* Start *

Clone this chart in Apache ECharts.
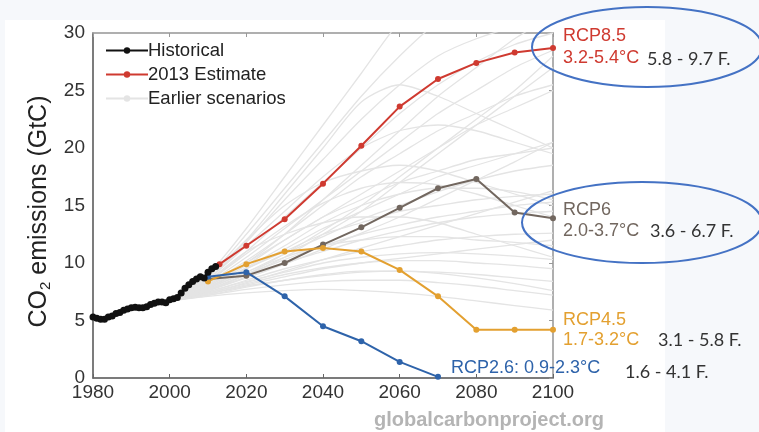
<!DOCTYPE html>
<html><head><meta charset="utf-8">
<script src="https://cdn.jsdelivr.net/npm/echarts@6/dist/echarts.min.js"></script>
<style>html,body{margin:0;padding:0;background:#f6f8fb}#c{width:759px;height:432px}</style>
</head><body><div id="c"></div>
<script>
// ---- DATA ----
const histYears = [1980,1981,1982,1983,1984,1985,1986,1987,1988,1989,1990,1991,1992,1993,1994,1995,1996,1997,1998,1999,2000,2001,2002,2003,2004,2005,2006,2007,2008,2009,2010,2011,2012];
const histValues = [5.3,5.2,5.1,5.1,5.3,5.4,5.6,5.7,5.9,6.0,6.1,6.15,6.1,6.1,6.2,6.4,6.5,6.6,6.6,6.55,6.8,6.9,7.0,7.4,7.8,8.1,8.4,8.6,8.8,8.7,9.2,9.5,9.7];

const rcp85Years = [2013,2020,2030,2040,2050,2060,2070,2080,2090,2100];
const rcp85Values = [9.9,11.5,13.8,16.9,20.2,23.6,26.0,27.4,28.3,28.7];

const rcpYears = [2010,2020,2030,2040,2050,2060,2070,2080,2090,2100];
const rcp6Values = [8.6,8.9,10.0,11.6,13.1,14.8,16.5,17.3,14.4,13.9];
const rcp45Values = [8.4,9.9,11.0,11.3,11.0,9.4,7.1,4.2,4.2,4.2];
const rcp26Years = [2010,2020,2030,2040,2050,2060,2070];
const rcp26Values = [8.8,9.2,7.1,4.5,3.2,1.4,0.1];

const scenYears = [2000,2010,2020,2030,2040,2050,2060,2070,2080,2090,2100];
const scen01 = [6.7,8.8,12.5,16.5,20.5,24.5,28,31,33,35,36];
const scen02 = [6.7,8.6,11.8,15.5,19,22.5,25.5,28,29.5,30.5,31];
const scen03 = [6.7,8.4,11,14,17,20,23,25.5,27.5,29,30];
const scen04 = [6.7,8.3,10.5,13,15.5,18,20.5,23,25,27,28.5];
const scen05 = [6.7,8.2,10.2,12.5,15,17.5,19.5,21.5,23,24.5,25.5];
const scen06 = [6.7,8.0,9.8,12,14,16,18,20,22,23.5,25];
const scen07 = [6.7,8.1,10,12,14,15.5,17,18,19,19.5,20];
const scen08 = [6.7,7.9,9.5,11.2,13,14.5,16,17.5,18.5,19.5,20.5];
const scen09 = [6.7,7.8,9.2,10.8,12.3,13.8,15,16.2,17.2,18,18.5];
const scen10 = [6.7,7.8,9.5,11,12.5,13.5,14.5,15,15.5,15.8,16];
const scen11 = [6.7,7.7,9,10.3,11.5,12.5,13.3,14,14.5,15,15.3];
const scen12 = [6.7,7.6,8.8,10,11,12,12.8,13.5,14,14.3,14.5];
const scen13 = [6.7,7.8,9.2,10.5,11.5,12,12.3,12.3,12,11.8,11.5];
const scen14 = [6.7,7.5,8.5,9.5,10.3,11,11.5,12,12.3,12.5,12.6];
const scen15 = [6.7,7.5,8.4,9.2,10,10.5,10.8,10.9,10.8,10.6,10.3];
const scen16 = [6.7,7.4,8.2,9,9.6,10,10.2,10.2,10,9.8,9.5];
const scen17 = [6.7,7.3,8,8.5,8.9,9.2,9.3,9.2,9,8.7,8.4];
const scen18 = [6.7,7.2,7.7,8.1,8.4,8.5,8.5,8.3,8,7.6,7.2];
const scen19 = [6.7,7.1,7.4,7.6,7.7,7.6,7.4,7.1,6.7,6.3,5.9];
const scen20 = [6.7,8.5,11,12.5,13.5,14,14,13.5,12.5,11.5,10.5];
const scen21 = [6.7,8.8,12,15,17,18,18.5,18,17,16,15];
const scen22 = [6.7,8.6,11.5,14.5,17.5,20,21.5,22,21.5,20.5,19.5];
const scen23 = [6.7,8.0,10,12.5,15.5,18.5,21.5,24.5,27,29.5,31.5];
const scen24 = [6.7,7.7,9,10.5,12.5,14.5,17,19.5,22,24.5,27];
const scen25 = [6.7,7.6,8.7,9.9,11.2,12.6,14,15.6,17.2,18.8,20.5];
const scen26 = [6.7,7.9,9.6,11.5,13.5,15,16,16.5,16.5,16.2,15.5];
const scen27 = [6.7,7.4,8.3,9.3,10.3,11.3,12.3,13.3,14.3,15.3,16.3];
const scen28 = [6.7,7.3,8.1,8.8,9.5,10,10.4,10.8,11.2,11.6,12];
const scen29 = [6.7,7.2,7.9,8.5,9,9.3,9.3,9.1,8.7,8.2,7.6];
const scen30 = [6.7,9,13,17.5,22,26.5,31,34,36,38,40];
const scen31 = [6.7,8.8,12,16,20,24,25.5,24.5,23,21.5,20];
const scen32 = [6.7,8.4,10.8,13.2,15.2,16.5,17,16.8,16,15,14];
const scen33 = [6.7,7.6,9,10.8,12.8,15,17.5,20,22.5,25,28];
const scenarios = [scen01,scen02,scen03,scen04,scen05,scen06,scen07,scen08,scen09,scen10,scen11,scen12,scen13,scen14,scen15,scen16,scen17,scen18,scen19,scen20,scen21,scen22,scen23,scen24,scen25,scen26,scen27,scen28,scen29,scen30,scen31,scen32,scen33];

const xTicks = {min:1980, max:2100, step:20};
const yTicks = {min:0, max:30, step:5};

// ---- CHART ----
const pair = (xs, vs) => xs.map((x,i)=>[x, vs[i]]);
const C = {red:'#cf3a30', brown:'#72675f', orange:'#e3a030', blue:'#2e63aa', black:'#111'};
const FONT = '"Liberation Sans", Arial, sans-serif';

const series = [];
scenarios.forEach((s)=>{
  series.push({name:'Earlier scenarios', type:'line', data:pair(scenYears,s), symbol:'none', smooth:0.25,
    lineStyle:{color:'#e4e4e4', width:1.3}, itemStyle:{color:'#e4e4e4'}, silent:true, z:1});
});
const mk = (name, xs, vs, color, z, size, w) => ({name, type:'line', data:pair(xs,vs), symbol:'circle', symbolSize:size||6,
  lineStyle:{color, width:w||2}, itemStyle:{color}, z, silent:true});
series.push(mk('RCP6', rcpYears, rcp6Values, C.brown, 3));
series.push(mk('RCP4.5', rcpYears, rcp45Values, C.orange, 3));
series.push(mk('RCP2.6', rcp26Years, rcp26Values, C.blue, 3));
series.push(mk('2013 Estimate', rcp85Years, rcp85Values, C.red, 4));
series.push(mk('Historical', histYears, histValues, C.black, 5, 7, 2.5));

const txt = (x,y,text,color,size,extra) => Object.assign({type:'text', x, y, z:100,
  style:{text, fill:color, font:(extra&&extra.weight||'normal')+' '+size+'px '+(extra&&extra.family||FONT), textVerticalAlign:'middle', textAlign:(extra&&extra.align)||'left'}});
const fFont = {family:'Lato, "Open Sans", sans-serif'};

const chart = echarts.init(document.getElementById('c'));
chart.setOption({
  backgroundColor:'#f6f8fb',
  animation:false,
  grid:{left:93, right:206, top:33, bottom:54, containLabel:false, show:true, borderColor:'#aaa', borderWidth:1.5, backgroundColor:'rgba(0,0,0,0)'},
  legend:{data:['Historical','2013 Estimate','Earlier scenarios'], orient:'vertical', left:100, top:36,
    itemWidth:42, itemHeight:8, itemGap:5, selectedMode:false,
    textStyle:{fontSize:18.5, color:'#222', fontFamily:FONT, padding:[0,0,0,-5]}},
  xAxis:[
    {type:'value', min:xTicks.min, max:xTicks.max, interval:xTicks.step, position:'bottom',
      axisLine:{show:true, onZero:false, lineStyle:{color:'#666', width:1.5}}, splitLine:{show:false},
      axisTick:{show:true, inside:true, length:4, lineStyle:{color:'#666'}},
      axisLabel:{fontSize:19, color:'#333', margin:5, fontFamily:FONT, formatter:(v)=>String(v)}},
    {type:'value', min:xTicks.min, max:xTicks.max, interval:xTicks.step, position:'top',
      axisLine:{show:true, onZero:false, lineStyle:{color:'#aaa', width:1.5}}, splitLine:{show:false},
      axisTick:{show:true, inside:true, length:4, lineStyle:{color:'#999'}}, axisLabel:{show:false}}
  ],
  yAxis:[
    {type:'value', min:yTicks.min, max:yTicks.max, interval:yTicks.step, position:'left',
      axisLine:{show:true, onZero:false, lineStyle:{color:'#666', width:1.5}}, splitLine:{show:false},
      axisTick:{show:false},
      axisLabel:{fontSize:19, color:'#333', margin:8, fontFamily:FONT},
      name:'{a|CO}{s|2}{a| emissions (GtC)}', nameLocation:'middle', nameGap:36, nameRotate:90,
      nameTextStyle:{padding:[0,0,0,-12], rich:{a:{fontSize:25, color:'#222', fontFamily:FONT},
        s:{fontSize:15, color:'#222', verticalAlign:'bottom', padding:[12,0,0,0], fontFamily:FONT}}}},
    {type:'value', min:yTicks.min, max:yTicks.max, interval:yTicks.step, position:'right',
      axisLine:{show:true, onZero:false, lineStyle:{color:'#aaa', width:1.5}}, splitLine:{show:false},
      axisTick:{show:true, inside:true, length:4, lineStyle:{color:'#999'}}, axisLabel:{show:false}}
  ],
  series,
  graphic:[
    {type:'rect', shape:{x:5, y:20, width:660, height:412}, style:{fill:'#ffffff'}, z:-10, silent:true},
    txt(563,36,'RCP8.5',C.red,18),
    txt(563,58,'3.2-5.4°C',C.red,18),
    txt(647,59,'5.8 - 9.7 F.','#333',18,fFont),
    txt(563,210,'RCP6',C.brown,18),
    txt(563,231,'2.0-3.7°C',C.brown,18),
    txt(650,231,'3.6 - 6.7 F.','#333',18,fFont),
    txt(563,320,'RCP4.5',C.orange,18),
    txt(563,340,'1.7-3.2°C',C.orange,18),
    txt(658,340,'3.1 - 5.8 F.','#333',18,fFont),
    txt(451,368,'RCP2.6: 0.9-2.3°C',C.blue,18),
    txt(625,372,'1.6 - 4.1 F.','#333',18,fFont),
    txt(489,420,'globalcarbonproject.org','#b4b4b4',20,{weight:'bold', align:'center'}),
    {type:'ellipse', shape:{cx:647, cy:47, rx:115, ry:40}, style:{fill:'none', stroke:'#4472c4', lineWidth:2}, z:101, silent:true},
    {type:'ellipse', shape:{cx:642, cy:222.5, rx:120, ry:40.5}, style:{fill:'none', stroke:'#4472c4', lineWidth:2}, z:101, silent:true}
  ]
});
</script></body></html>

* End *

Up to and including the line containing "const rcp26Values = [8.8,9.2,7.1,4.5,3.2,1.4,0.1];", repeat every line from the start of the data, but none of the pictures.

Clone this chart in Apache ECharts.
<!DOCTYPE html>
<html><head><meta charset="utf-8">
<script src="https://cdn.jsdelivr.net/npm/echarts@6/dist/echarts.min.js"></script>
<style>html,body{margin:0;padding:0;background:#f6f8fb}#c{width:759px;height:432px}</style>
</head><body><div id="c"></div>
<script>
// ---- DATA ----
const histYears = [1980,1981,1982,1983,1984,1985,1986,1987,1988,1989,1990,1991,1992,1993,1994,1995,1996,1997,1998,1999,2000,2001,2002,2003,2004,2005,2006,2007,2008,2009,2010,2011,2012];
const histValues = [5.3,5.2,5.1,5.1,5.3,5.4,5.6,5.7,5.9,6.0,6.1,6.15,6.1,6.1,6.2,6.4,6.5,6.6,6.6,6.55,6.8,6.9,7.0,7.4,7.8,8.1,8.4,8.6,8.8,8.7,9.2,9.5,9.7];

const rcp85Years = [2013,2020,2030,2040,2050,2060,2070,2080,2090,2100];
const rcp85Values = [9.9,11.5,13.8,16.9,20.2,23.6,26.0,27.4,28.3,28.7];

const rcpYears = [2010,2020,2030,2040,2050,2060,2070,2080,2090,2100];
const rcp6Values = [8.6,8.9,10.0,11.6,13.1,14.8,16.5,17.3,14.4,13.9];
const rcp45Values = [8.4,9.9,11.0,11.3,11.0,9.4,7.1,4.2,4.2,4.2];
const rcp26Years = [2010,2020,2030,2040,2050,2060,2070];
const rcp26Values = [8.8,9.2,7.1,4.5,3.2,1.4,0.1];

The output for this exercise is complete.